(CHALLENGE):
Please output exactly the lines of the material from the first through the line containing "const fmt = v", and nothing more.

━━━━━ DATA SHOWN ━━━━━

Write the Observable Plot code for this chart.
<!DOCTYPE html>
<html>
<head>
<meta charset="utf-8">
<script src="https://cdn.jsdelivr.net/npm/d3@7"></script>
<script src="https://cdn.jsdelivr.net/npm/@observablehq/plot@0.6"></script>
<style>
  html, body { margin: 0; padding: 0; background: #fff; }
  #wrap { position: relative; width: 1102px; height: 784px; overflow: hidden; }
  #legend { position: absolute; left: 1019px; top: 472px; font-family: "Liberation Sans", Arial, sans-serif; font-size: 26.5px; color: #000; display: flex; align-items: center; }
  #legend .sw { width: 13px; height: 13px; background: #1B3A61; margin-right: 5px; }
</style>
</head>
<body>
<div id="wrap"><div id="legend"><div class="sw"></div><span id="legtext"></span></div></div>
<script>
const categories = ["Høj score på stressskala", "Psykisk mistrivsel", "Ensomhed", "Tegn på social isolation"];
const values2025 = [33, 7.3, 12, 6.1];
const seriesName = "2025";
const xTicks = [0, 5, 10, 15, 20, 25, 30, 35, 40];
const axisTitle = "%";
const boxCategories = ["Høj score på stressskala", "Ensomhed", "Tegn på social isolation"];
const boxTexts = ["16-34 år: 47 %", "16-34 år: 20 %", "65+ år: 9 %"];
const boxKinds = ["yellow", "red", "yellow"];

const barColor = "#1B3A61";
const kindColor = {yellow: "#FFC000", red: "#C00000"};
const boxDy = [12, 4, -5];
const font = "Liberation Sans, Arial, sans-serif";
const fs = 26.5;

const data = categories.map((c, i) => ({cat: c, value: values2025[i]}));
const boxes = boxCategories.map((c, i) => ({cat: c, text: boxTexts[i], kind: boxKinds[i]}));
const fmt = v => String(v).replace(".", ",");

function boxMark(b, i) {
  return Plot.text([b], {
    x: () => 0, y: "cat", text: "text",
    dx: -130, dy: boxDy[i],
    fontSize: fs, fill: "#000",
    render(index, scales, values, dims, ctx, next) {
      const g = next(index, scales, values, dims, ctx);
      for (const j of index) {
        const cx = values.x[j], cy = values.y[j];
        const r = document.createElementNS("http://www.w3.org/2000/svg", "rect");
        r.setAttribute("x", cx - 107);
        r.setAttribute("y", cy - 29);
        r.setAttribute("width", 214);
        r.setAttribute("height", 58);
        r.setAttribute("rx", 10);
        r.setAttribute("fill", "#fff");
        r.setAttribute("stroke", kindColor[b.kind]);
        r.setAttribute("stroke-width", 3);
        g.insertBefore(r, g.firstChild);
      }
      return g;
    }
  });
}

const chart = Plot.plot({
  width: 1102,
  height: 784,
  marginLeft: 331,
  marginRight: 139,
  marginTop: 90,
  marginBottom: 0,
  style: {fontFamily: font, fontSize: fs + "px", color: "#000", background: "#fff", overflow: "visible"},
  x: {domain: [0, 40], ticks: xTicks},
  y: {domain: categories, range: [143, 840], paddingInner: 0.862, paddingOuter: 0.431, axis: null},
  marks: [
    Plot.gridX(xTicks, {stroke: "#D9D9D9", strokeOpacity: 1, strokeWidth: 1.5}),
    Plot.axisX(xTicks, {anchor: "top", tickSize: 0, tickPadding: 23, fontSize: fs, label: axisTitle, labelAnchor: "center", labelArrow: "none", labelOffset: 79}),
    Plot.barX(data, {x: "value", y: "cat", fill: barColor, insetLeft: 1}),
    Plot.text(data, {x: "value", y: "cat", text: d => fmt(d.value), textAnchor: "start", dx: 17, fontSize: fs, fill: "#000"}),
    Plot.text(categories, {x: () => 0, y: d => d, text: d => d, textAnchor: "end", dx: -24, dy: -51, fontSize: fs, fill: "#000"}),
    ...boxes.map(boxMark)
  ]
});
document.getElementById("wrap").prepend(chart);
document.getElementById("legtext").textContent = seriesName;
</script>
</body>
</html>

━━━━━

(COMPLETE ANSWER):
Write the Observable Plot code for this chart.
<!DOCTYPE html>
<html>
<head>
<meta charset="utf-8">
<script src="https://cdn.jsdelivr.net/npm/d3@7"></script>
<script src="https://cdn.jsdelivr.net/npm/@observablehq/plot@0.6"></script>
<style>
  html, body { margin: 0; padding: 0; background: #fff; }
  #wrap { position: relative; width: 1102px; height: 784px; overflow: hidden; }
  #legend { position: absolute; left: 1019px; top: 472px; font-family: "Liberation Sans", Arial, sans-serif; font-size: 26.5px; color: #000; display: flex; align-items: center; }
  #legend .sw { width: 13px; height: 13px; background: #1B3A61; margin-right: 5px; }
</style>
</head>
<body>
<div id="wrap"><div id="legend"><div class="sw"></div><span id="legtext"></span></div></div>
<script>
const categories = ["Høj score på stressskala", "Psykisk mistrivsel", "Ensomhed", "Tegn på social isolation"];
const values2025 = [33, 7.3, 12, 6.1];
const seriesName = "2025";
const xTicks = [0, 5, 10, 15, 20, 25, 30, 35, 40];
const axisTitle = "%";
const boxCategories = ["Høj score på stressskala", "Ensomhed", "Tegn på social isolation"];
const boxTexts = ["16-34 år: 47 %", "16-34 år: 20 %", "65+ år: 9 %"];
const boxKinds = ["yellow", "red", "yellow"];

const barColor = "#1B3A61";
const kindColor = {yellow: "#FFC000", red: "#C00000"};
const boxDy = [12, 4, -5];
const font = "Liberation Sans, Arial, sans-serif";
const fs = 26.5;

const data = categories.map((c, i) => ({cat: c, value: values2025[i]}));
const boxes = boxCategories.map((c, i) => ({cat: c, text: boxTexts[i], kind: boxKinds[i]}));
const fmt = v => String(v).replace(".", ",");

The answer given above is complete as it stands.